Chris R. Burger wrote:
> I saw a reference earlier on the Reflector that reminded me of
> something I'd wondered about--often.
> I've noticed that come-alongs and other hoisting gear are often rated
> differently for pulling and lifting. For example, a particular model
> might be rated at 10 kN for pulling, and 7 kN for lifting.
> Why the difference? In both cases, the tension in the cable is the
> same. And, if you're pulling a cable that runs across a pulley, you
> could in fact be lifting something!
> The only reasonable explanation I can come up with is that things that
> are being lifted tend to regain ground if the cable slips, while
> things that are being pulled will presumably remain in place. Thus,
> things that are being lifted could easily force the cable into
> dynamic friction, which could be inadequate. Is that it?
> Chris R. Burger
The difference is in "safety" rating. The ability to lift an object is
its relative weight vs gravity so to speak. Pulling is its weight
against friction.
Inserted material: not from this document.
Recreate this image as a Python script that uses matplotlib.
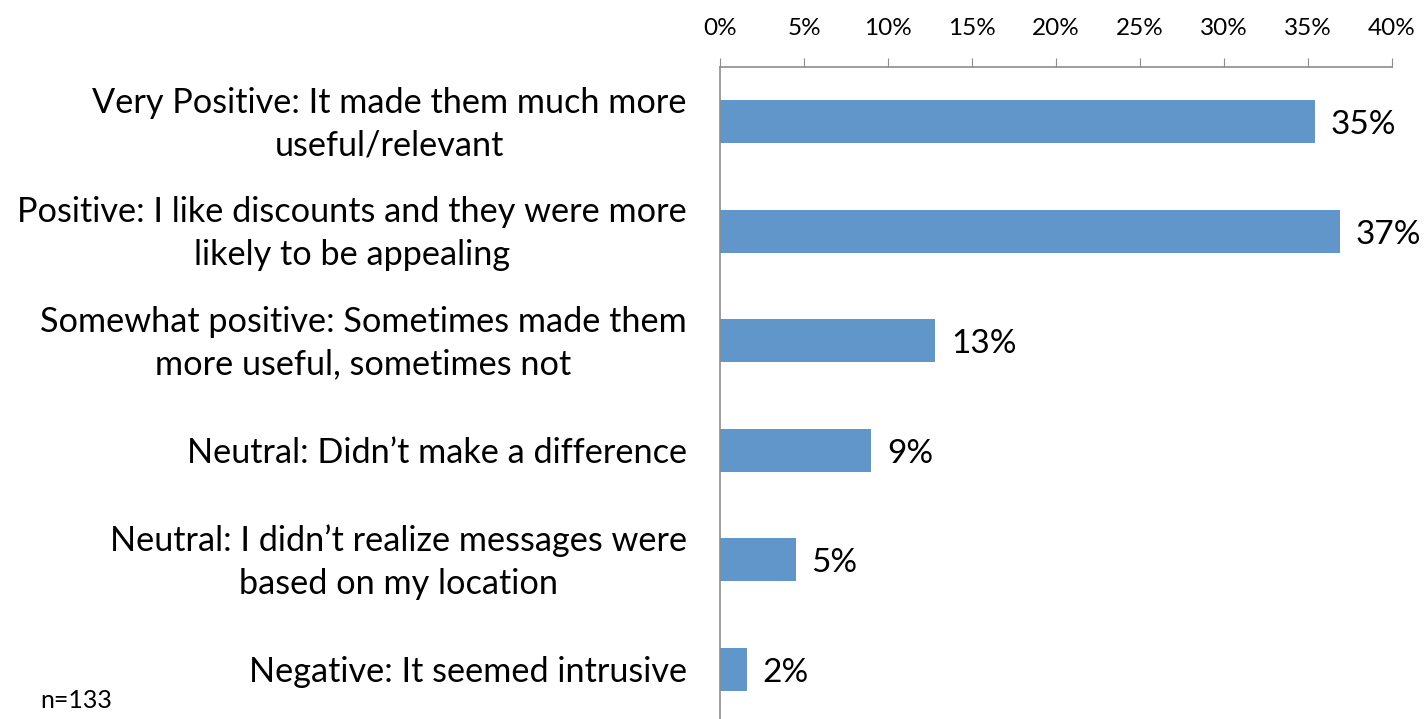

They look at weight to failure lifting where there is
constant weight (gravity) acting in between pulls vs the equalization of
the weight (maybe not to zero) on an incline pull. Friction will over
come some of gravities attempt to return the object to its original
possition. You can drag several times the weight you can lift.
I'm sure some one out there can produce the formulas (motion dynamics).